人脈を拡げる際は、現役のアニメ監督や作画監督、演出家との関係構築が重要です。そのためには、イベント参加時に挨拶を交わしたり、講演会や作品上映会後に感想や質問を伝えるなど、積極的なコミュニケーションを心がけることが大切でしょう。また、自身の作品ポートフォリオや絵コンテを持参し、相手に興味を持ってもらえるよう準備することも効果的です。

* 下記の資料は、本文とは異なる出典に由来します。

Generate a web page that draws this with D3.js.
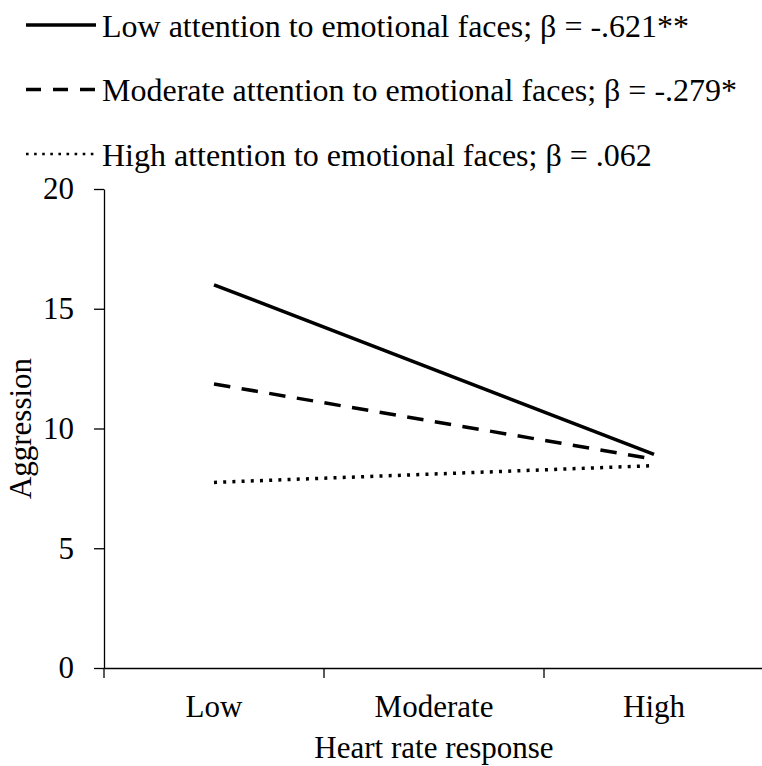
<!DOCTYPE html>
<html>
<head>
<meta charset="utf-8">
<script src="https://cdn.jsdelivr.net/npm/d3@7"></script>
<style>
  body { margin: 0; background: #fff; }
  text { font-family: "Liberation Serif", "Times New Roman", serif; fill: #000; }
</style>
</head>
<body>
<svg id="chart"></svg>
<script>
// heart rate response levels (x categories)
const categories = ["Low", "Moderate", "High"];
const yTicks = [0, 5, 10, 15, 20];

// simple slopes, value at Low and High heart rate response
const seriesNames = [
  "Low attention to emotional faces; β = -.621**",
  "Moderate attention to emotional faces; β = -.279*",
  "High attention to emotional faces; β = .062"
];
const lowAttention = [{ x: "Low", y: 16.0 }, { x: "High", y: 8.92 }];
const modAttention = [{ x: "Low", y: 11.86 }, { x: "High", y: 8.72 }];
const highAttention = [{ x: "Low", y: 7.75 }, { x: "High", y: 8.45 }];

const width = 762, height = 766;
const margin = { top: 189, right: -2, bottom: 98, left: 104 };

const svg = d3.select("#chart")
  .attr("width", width)
  .attr("height", height);

const x = d3.scaleBand()
  .domain(categories)
  .range([margin.left, width - margin.right])
  .paddingInner(0).paddingOuter(0);

const y = d3.scaleLinear()
  .domain([0, 20])
  .range([height - margin.bottom, margin.top]);

// axes
const xAxis = svg.append("g")
  .attr("transform", `translate(0,${y(0)})`)
  .call(d3.axisBottom(x).tickSize(0).tickPadding(27));
xAxis.select(".domain").attr("stroke-width", 1.3);
xAxis.selectAll("text").style("font-size", "31px");
// tick marks between categories
xAxis.selectAll(".sep")
  .data([x.range()[0]].concat(categories.slice(1).map(c => x(c))))
  .join("line")
  .attr("class", "sep")
  .attr("x1", d => d).attr("x2", d => d)
  .attr("y1", 0).attr("y2", 10)
  .attr("stroke", "#000").attr("stroke-width", 1.3);

const yAxis = svg.append("g")
  .attr("transform", `translate(${margin.left},0)`)
  .call(d3.axisLeft(y).tickValues(yTicks).tickSize(10).tickSizeOuter(0).tickPadding(20));
yAxis.select(".domain").attr("stroke-width", 1.3);
yAxis.selectAll(".tick line").attr("stroke-width", 1.3);
yAxis.selectAll("text").style("font-size", "31px");

// axis titles
svg.append("text")
  .attr("x", x("Moderate") + x.bandwidth() / 2)
  .attr("y", 758)
  .attr("text-anchor", "middle")
  .style("font-size", "31px")
  .text("Heart rate response");

svg.append("text")
  .attr("transform", "rotate(-90)")
  .attr("x", -y(10))
  .attr("y", 31)
  .attr("text-anchor", "middle")
  .style("font-size", "31px")
  .text("Aggression");

// lines
const line = d3.line()
  .x(d => x(d.x) + x.bandwidth() / 2)
  .y(d => y(d.y));

const styles = [
  { data: lowAttention, dash: null, legendDash: null },
  { data: modAttention, dash: "16.5,11.5", legendDash: "15,12" },
  { data: highAttention, dash: "3,6.2", legendDash: "2.6,5.5" }
];

svg.selectAll(".series")
  .data(styles)
  .join("path")
  .attr("class", "series")
  .attr("d", d => line(d.data))
  .attr("fill", "none")
  .attr("stroke", "#000")
  .attr("stroke-width", 3.5)
  .attr("stroke-dasharray", d => d.dash);

// legend
const legend = svg.append("g");
const rows = legend.selectAll("g")
  .data(styles)
  .join("g")
  .attr("transform", (d, i) => `translate(26,${25 + i * 64.5})`);

rows.append("line")
  .attr("x1", 0).attr("x2", 70)
  .attr("stroke", "#000")
  .attr("stroke-width", (d, i) => i === 2 ? 2.6 : 3.6)
  .attr("stroke-dasharray", d => d.legendDash);

rows.append("text")
  .attr("x", 76)
  .attr("y", 11.5)
  .style("font-size", "32px")
  .text((d, i) => seriesNames[i]);
</script>
</body>
</html>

SNS(X、Instagramなど)を活用して情報発信やポートフォリオ公開を行い、クリエイターの投稿へ丁寧なコメントや感想を寄せることも、現代の効果的なつながり方のひとつでしょう。ただし、礼儀と節度を持った交流を徹底することが重要です。

面接対策と効果的な自己PR方法

アニメ制作会社への採用選考時には、面接での自己表現が非常に重要となるでしょう。単に自分のスキルや実績をアピールするだけでなく、「なぜアニメ監督を目指すのか」「これまでどのような努力をしてきたか」「どのような作品を作りたいか」など自分の想いと将来像を明確に伝えることがポイントです。

以下に面接準備のポイントをまとめました。

項目 対策内容
自己PR 自分だけの強みや、担当したプロジェクトでの具体的な成果・役割を具体的に述べる
志望動機 なぜその制作会社や監督業にこだわるのか、業界で実現したいビジョンを論理的に説明する
ポートフォリオ 絵コンテ、ショートアニメなど実際の作品例を用意し、独自性や成長過程をアピールする
業界知識 最新アニメ作品や技術トレンド、制作工程の知識を持ち、適切に知見を語れるようにする
コミュニケーション力 スタッフや関係者とのやりとりを想定し、実例やグループ制作での経験を交えて説明する

また、面接時は質問への回答に加えて、相手に対して興味・意欲を伝える「逆質問」も有効です。事前に企業研究を深めて、自分がいかにチームや作品に貢献できるか、監督としての将来ビジョンを明確に持っておくことが大切でしょう。

まとめ:アニメ監督への道のりと継続的な成長

アニメ監督になるための重要ポイント総まとめ

アニメ監督を目指すには、企画力・演出力・マネジメント力のすべてが求められます。絵コンテやポートフォリオ作り、現場経験の積み重ねがキャリア形成の鍵となるでしょう。

業界の変化と新技術への対応の必要性

アニメ業界は3DCGやデジタル制作の普及など技術革新が進行しています。細田守監督のように新技術への柔軟な適応が、将来的な成功と活躍のために不可欠です。

夢実現のための長期的な取り組み方

優れた監督になるためには、挑戦を恐れず実践を積み、失敗から学ぶ姿勢が大切です。努力と継続的な学びが、自分だけの作品世界を実現する原動力となります。

※本記事はあくまで一般的な情報提供を目的としております。一部情報については更新性や正確性の保証が難しいため、最新の制度や要件については改めてご自身で各公式機関にご確認ください。